North Korea joins South Korean protest over Japan’s ‘Rising Sun’ flag

FAN Editor
A sailor raises the Japanese naval ensign on the deck of Japanese helicopter carrier Kaga before its departure for naval drills in the Indian Ocean
A sailor raises the Japanese naval ensign on the deck of Japanese helicopter carrier Kaga before its departure for naval drills in the Indian Ocean, Indonesia September 22, 2018. REUTERS/Kim Kyung-Hoon

October 5, 2018

By Joyce Lee

SEOUL (Reuters) – Japan should refrain from flying the “Rising Sun” flag on a warship in a fleet review planned in South Korea next week, a North Korean propaganda website said on Friday, joining South Koreans in the latest spat over the countries’ colonial history.

Relations between the neighbors and Japan have long been strained by lingering resentment over Japanese colonization, territorial disputes and the issue of girls and women forced to work in Japan’s wartime brothels.

Many people in both Koreas see the red-and-white flag as a symbol of Japan’s past military aggression and its occupation of the Korean peninsula from 1910 to 1945.

“The ‘Rising Sun’ flag is a war-crime flag that the 20th-century Japanese imperialists used when executing their barbaric invasions into our nation and other Asian nations,” North Korea’s state-controlled Uriminjokkiri website said.

“Planning to enter flying the ‘Rising Sun’ flag is an unbearable insult and ridicule to our people.”

In South Korea, which has formally asked Japan to reconsider flying the flag, articles about the controversy are among the most widely read on social media, with the president’s office receiving 250 petitions for the Japanese ship to be barred.

The South Korean Navy said on Friday that Japanese naval ships flew the ensign when they participated in fleet reviews in 1998 and 2008, but it has asked all ships at this year’s naval review to display national flags and the South Korean flag.

The “Rising Sun” ensign, used by the Japanese Imperial Navy in campaigns around Asia and the Pacific before and during World War Two, was adopted by the Maritime Self-Defense Force in 1954.

Variations of the flag are used by the ground Self-Defense Force and on the fatigues of some Japanese sailors, but some South Koreans liken the ensign to Nazi symbols such as the swastika.

Japanese officials have signaled the flag will be flown, despite the protests.

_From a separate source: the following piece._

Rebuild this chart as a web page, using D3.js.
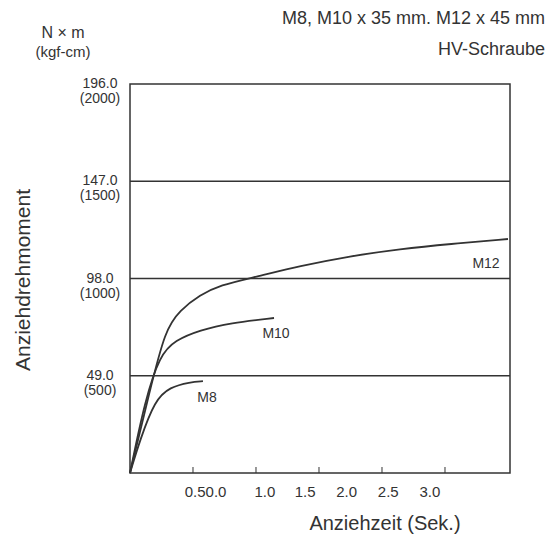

“Hoisting of the Maritime Self-Defence Force ensign is required by law,” Katsutoshi Kawano, the chief of staff of Japan’s Self Defence Forces, told reporters on Thursday.

“Members take pride in the ensign, and we will never go there with the flag unhoisted.”

South Korea’s foreign ministry had “conveyed our stance that the Japanese side should fully consider the Rising Sun flag’s emotional connotation to our people,” Foreign Minister Kang Kyung-wha said on Thursday.

Japan is a key player in United States-led efforts to isolate and punish North Korea over its nuclear weapons and ballistic missiles.

But it has remained a major target of criticism, despite warming ties between Pyongyang and Seoul as the North’s leader Kim Jong Un engaged in a flurry of diplomacy this year, during which he also met leaders of the United States and China.

Japan and South Korea often trade barbs over disputed islands known as Takeshima in Japan and Dokdo in Korea.